其中\(\hat{p} = \hat{T}p\)，\(\dot{p} = \dot{T}p\)，\(p \in g(G)\)，并且\(\hat{T}\)，\(\dot{T} \in SE(3)\)。当物体\(O\)属于对称类别\(\{1, 3, 4, 5\}\)中的一个或者是非对称物体时，平均分组基元距离（AGPD）用于度量物体\(O\)的两个位姿之间的距离。

第2类与其他类别不同。它只有一对对称轴，且这对对称轴具有有限的阶数。如果将平均分组基元距离（AGPD）用作损失函数，这种特性会在旋转空间中导致错误的最小值，如图1的第二行所示。为了解决这个问题，引入了第二个函数——最大分组基元距离（MGPD）：

\[ \begin{equation}\label{eq13} MGPD = \max_{g_i \in G} \max_{p_j \in g_i} \min_{p_k \in g_i, k \ne j} \Vert \hat{p}_j - \dot{p}_k \Vert. \end{equation} \]

Loss for regression training：我们回归框架的总损失与DenseFusion中的损失类似，不同之处在于，我们使用A(M)GPD来计算预测值与真实值之间的误差，而不是使用ADD(S)。

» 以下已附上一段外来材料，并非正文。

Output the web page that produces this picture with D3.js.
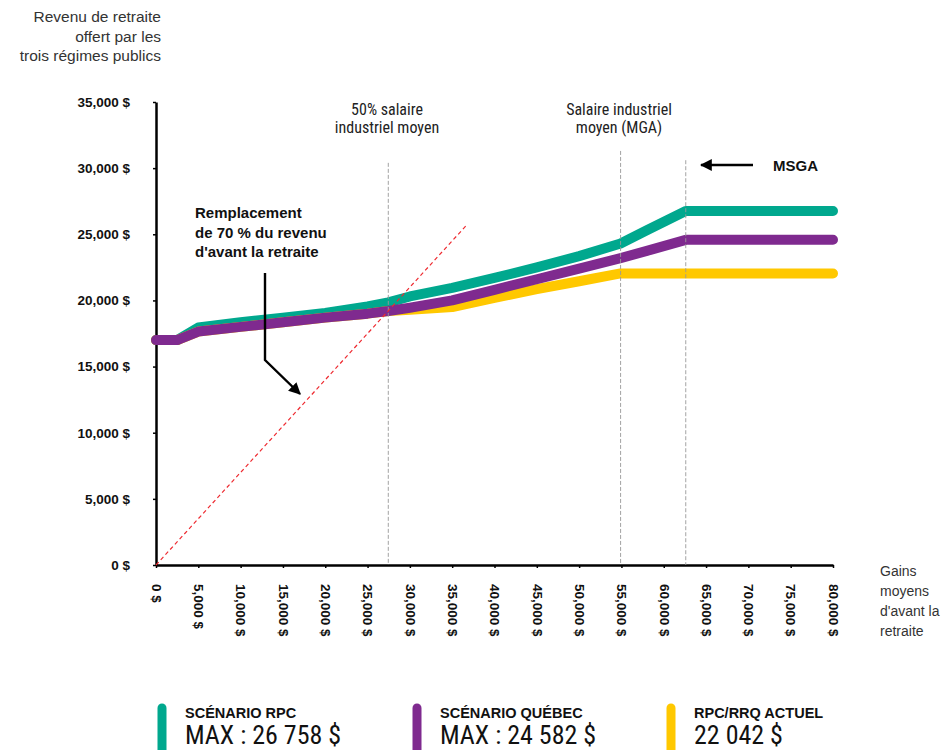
<!DOCTYPE html>
<html><head><meta charset="utf-8">
<script src="https://cdn.jsdelivr.net/npm/d3@7"></script>
<style>body{margin:0;background:#fff}</style>
</head><body>
<svg id="c" width="948" height="750"></svg>
<script>
// ---- data ----
const earnings       = [0,2500,5000,10000,15000,20000,25000,27450,30000,35000,40000,45000,50000,54900,58000,62600,70000,80000];
const rpcScenario    = [17000,17000,17950,18350,18700,19050,19550,19850,20300,20950,21700,22500,23350,24300,25300,26758,26758,26758];
const quebecScenario = [17000,17000,17650,18000,18350,18700,19000,19200,19450,20000,20800,21600,22400,23200,23750,24582,24582,24582];
const currentPlan    = [17000,17000,17650,18000,18350,18700,19000,19200,19300,19500,20200,20850,21450,22042,22042,22042,22042,22042];
const xTickValues = [0,5000,10000,15000,20000,25000,30000,35000,40000,45000,50000,55000,60000,65000,70000,75000,80000];
const yTickValues = [0,5000,10000,15000,20000,25000,30000,35000];
const markerEarnings = [27450, 54900, 62600];     // 50% MGA, MGA, MSGA
const markerTops     = [30400, 31300, 30600];
const replacementRate = 0.7, replacementEnd = 36800;
const seriesNames  = ["SCÉNARIO RPC", "SCÉNARIO QUÉBEC", "RPC/RRQ ACTUEL"];
const seriesMaxTxt = ["MAX : 26 758 $", "MAX : 24 582 $", "22 042 $"];
const seriesColors = ["#00a88e", "#7f2a8f", "#ffc800"];

const svg = d3.select("#c");
const x = d3.scaleLinear().domain([0,80000]).range([156,833]);
const y = d3.scaleLinear().domain([0,35000]).range([565,102]);
const fmt = v => d3.format(",")(v) + " $";
const narrow = "'Liberation Sans Narrow','Roboto Condensed',Roboto,sans-serif";
const sans = "'Liberation Sans',Arial,sans-serif";

// axes
const yAxis = svg.append("g").attr("transform",`translate(${x(0)},0)`)
  .call(d3.axisLeft(y).tickValues(yTickValues).tickSize(3).tickSizeOuter(0).tickPadding(23).tickFormat(fmt));
yAxis.select(".domain").attr("stroke","#000").attr("stroke-width",2.5);
yAxis.selectAll(".tick line").attr("stroke","#000").attr("stroke-width",1.5);
yAxis.selectAll("text").attr("font-family",sans).attr("font-weight","bold").attr("font-size",13.5).attr("fill","#111");

const xAxis = svg.append("g").attr("transform",`translate(0,${y(0)})`)
  .call(d3.axisBottom(x).tickValues(xTickValues).tickSize(3).tickSizeOuter(0).tickFormat(fmt));
xAxis.select(".domain").attr("stroke","#000").attr("stroke-width",2.5);
xAxis.selectAll(".tick line").attr("stroke","#000").attr("stroke-width",1.5);
xAxis.selectAll("text")
  .attr("font-family",sans).attr("font-weight","bold").attr("font-size",13.5).attr("fill","#111")
  .attr("text-anchor","start").attr("dy","0.35em").attr("y",0)
  .attr("transform","translate(0,19) rotate(90)");

// series
const line = d3.line().x((d,i)=>x(earnings[i])).y(d=>y(d));
[[rpcScenario,0],[currentPlan,2],[quebecScenario,1]].forEach(([s,k])=>{
  svg.append("path").attr("d",line(s)).attr("fill","none")
    .attr("stroke",seriesColors[k]).attr("stroke-width",10)
    .attr("stroke-linecap","round").attr("stroke-linejoin","round");
});

// vertical markers
markerEarnings.forEach((m,i)=>{
  svg.append("line").attr("x1",x(m)).attr("x2",x(m)).attr("y1",y(markerTops[i])).attr("y2",y(0))
    .attr("stroke","#9a9a9a").attr("stroke-width",1).attr("stroke-dasharray","4,2").attr("opacity",0.9);
});

// 70% replacement line
svg.append("line").attr("x1",x(0)).attr("y1",y(0))
  .attr("x2",x(replacementEnd)).attr("y2",y(replacementEnd*replacementRate))
  .attr("stroke","#ee2a30").attr("stroke-width",1.2).attr("stroke-dasharray","4,3");

// arrow markers
const defs = svg.append("defs");
defs.append("marker").attr("id","ah").attr("viewBox","0 0 10 10").attr("refX",9).attr("refY",5)
  .attr("markerWidth",5).attr("markerHeight",5).attr("markerUnits","strokeWidth").attr("orient","auto")
  .append("path").attr("d","M0,0L10,5L0,10z").attr("fill","#000");

// annotations
function multi(txt, xx, y0, dy, opts){
  const t = svg.append("text").attr("x",xx).attr("y",y0)
    .attr("font-family",opts.family).attr("font-size",opts.size)
    .attr("font-weight",opts.weight||"normal").attr("fill",opts.fill||"#111")
    .attr("text-anchor",opts.anchor||"start");
  txt.forEach((s,i)=>t.append("tspan").attr("x",xx).attr("y",y0+i*dy).text(s));
}
multi(["Revenu de retraite","offert par les","trois régimes publics"],161,22,19.5,{family:sans,size:15.5,anchor:"end",fill:"#333"});
multi(["Gains","moyens","d'avant la","retraite"],880,576,20,{family:sans,size:14,fill:"#333"});
multi(["50% salaire","industriel moyen"],387,115,18,{family:narrow,size:16,anchor:"middle",fill:"#222"});
multi(["Salaire industriel","moyen (MGA)"],619,115,18,{family:narrow,size:16,anchor:"middle",fill:"#222"});
multi(["Remplacement","de 70 % du revenu","d'avant la retraite"],195,218,19.5,{family:sans,size:15,weight:"bold"});
svg.append("text").attr("x",773).attr("y",171).attr("font-family",sans).attr("font-size",15)
  .attr("font-weight","bold").attr("fill","#111").text("MSGA");
svg.append("line").attr("x1",753).attr("y1",165).attr("x2",701).attr("y2",165)
  .attr("stroke","#000").attr("stroke-width",2.4).attr("marker-end","url(#ah)");
svg.append("path").attr("d","M265,273L265,360L300,394").attr("fill","none")
  .attr("stroke","#000").attr("stroke-width",2.4).attr("marker-end","url(#ah)");

// legend
const legX = [162, 417, 671];
seriesNames.forEach((n,i)=>{
  svg.append("line").attr("x1",legX[i]).attr("x2",legX[i]).attr("y1",708).attr("y2",760)
    .attr("stroke",seriesColors[i]).attr("stroke-width",9).attr("stroke-linecap","round");
  svg.append("text").attr("x",legX[i]+23).attr("y",718).attr("font-family",sans).attr("font-size",14.5)
    .attr("font-weight","bold").attr("fill","#111").text(n);
  svg.append("text").attr("x",legX[i]+23).attr("y",744).attr("font-family",narrow).attr("font-size",26)
    .attr("fill","#111").text(seriesMaxTxt[i]);
});
</script>
</body></html>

3.5. Validation of A(M)GPD

在本小节中，提出了一种数值计算与可视化方法，用于检验A(M)GPD是否满足引言中所述的要求（1）all minima in the loss surface are mapped to the correct poses。为了更清晰地了解A(M)GPD在\(R \in SO(3)\)上的情况，我们首先采用采样技术生成\(N\)个旋转\(RC = \{R_i\}_{i = 1}^N\)，这些旋转在\(R \in SO(3)\)上密集分布。其次，将单位矩阵\(I_{3 \times 3}\)视为真实值，而\(\dot{R} \in RC\)作为预测值。\(I_{3 \times 3}\)与\(\dot{R}\)之间的A(M)GPD可表示为\(\dot{d}\)。

\[ \begin{equation}\label{eq14} \dot{d} = \text{A(M)GPD}(I_{3 \times 3}, \dot{R}). \end{equation} \]

然后，我们借助旋转向量\(\boldsymbol{v} = (v_x, v_y, v_z)\)来可视化\(\dot{d}\)，其中向量的方向为旋转轴，长度为旋转角度\(\theta \in [0, \pi]\)。如图4中第二行的图所示，\(\dot{R}\)的坐标为\(\boldsymbol{v}(\dot{R})\)，\(\dot{R}\)的颜色值对应着相应的\(\dot{d}\)（颜色越深表示\(\dot{d}\)越小）。然而，在这些图中很难找到最小值，所以我们通过一个简单的算法进一步模拟梯度下降的过程。该算法的原理是\(\boldsymbol{v}(\dot{R})\)不断地向\(\boldsymbol{v}(\hat{R})\)移动，\(\boldsymbol{v}(\hat{R})\)在\(\boldsymbol{v}(\dot{R})\)的邻域内具有最小的\(\hat{d}\)，并且这个点最终会停在一个局部最小值处。我们对每个\(\boldsymbol{v}(\dot{R})\)都应用这个原理，并且在图4第三行的图中用红色星号标记出找到的最小值。如我们所见，所有的最小值都被映射到了正确的位姿上。其他物体的情况在补充材料中给出。